Elasticsearch highlights

edit

This list summarizes the most important enhancements in Elasticsearch 8.3. For the complete list, go to Elasticsearch release highlights.

We have improved the pipeline execution logic for pipelines with processors that are synchronous by avoiding (deep) recursion. On our nightly benchmark that simulates a Logging use-case, this resulted in a 10% reduction of CPU time spent on ingest pipelines and a 3% overall ingestion speedup.

Ingest pipelines have a mechanism to prevent circular references in the records they process, so that they are serializable. Prior to this change, this check was performed after each script processor execution, and was ignorable.

Because of this check, a script processor configured with

"source": """
    def x = ctx;
    ctx.x = x;
"""

…​would error with "type" : "illegal_argument_exception", "reason" : "Iterable object is self-referencing itself (ingest script)".

If the script processor also had

"ignore_failure" true

…​then the handling thread would actually crash from an unrecoverable StackOverflowError when trying to serialize the resulting event.

Now, this check is performed once per pipeline, remediating the potential for a StackOverflowError. There are some side effects also:

  • The resulting error message specifies which pipeline is causing the issue.
  • There is a slight speed up for pipelines with multiple scripts, and a slight slowdown for pipelines without scripts.
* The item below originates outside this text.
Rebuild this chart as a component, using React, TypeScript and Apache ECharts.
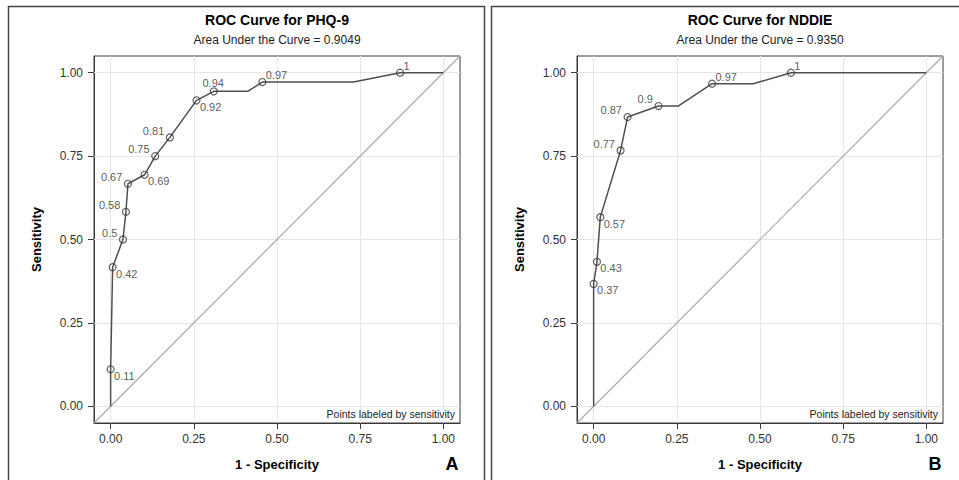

We introduce a new question answering NLP task in 8.3. This task extracts the relevant section that answers a specific question from a larger context. This is especially suited to search requests against large documents. You can see an example of extracting an answer from a larger wiki article about Tower Bridge below.

A screenshot of a question answering NLP task in Kibana

Metrics data can often be made of several fields with dots in their names, sharing common prefixes, like in the following example:

{
  "metrics.time" : 10,
  "metrics.time.min" : 1,
  "metrics.time.max" : 500
}

Such format causes a mapping conflict as the metrics.time holds a value, but it also needs to be mapped as an object in order to hold the min and max leaf fields.

A new object mapping parameter called subobjects, which defaults to true, has been introduced to preserve dots in field names. An object with subobjects set to false can only ever hold leaf sub-fields and no further objects. The following example shows how it can be configured in the mappings for the metrics object:

{
  "mappings": {
    "properties" : {
      "metrics" : {
        "type" : "object",
        "subobjects" : false
      }
    }
  }
}

With this configuration any child of metrics will be mapped unchanged, without expanding dots in field names to the corresponding object structure. That makes it possible to store the metrics document above.

Elasticsearch has full query and write support for indices created in the previous major version. If you have indices created in Elasticsearch versions 5 or 6, you can now use the archive functionality to import and query these indices as well. The archive functionality provides slower read-only access to older data, for compliance or regulatory reasons, the occasional lookback or investigation, or to rehydrate parts of it. Access to the data is expected to be infrequent, and can therefore happen with limited performance and query capabilities.

Now it is possible to use the range aggregations in transforms. Transforms didn’t support multi-bucket aggregations, but this limitation no longer exists.

With the geo grid query, you can now natively return all the documents that overlap a specific geo tile. There is no need to reconstruct the geometry or the actual boundaries of the spatial cluster as Elasticsearch can do this for you, which saves you time and reduces complexity. This is especially useful when geometries are spread across tiles like on a soccer ball or football. While hexagon tiles line the sphere, calculating the boundary of each tile is not straightforward.

GET /example/_search
{
  "query": {
    "geo_grid" :{
      "location" : {
        "geotile" : "6/32/22"
      }
    }
  }
}

Geo grid query can also help determine the single source of truth of containment. With geo grid query, you can match exactly the intersection-test of Elasticsearch. As an example, if a client has bounds for a grid-cell at a higher (or lower) precision than what is used by Elasticsearch when running a corresponding aggregation, the containment-check might be slightly different. This side-steps any disconnect based on projection/datum difference between client and Elasticsearch.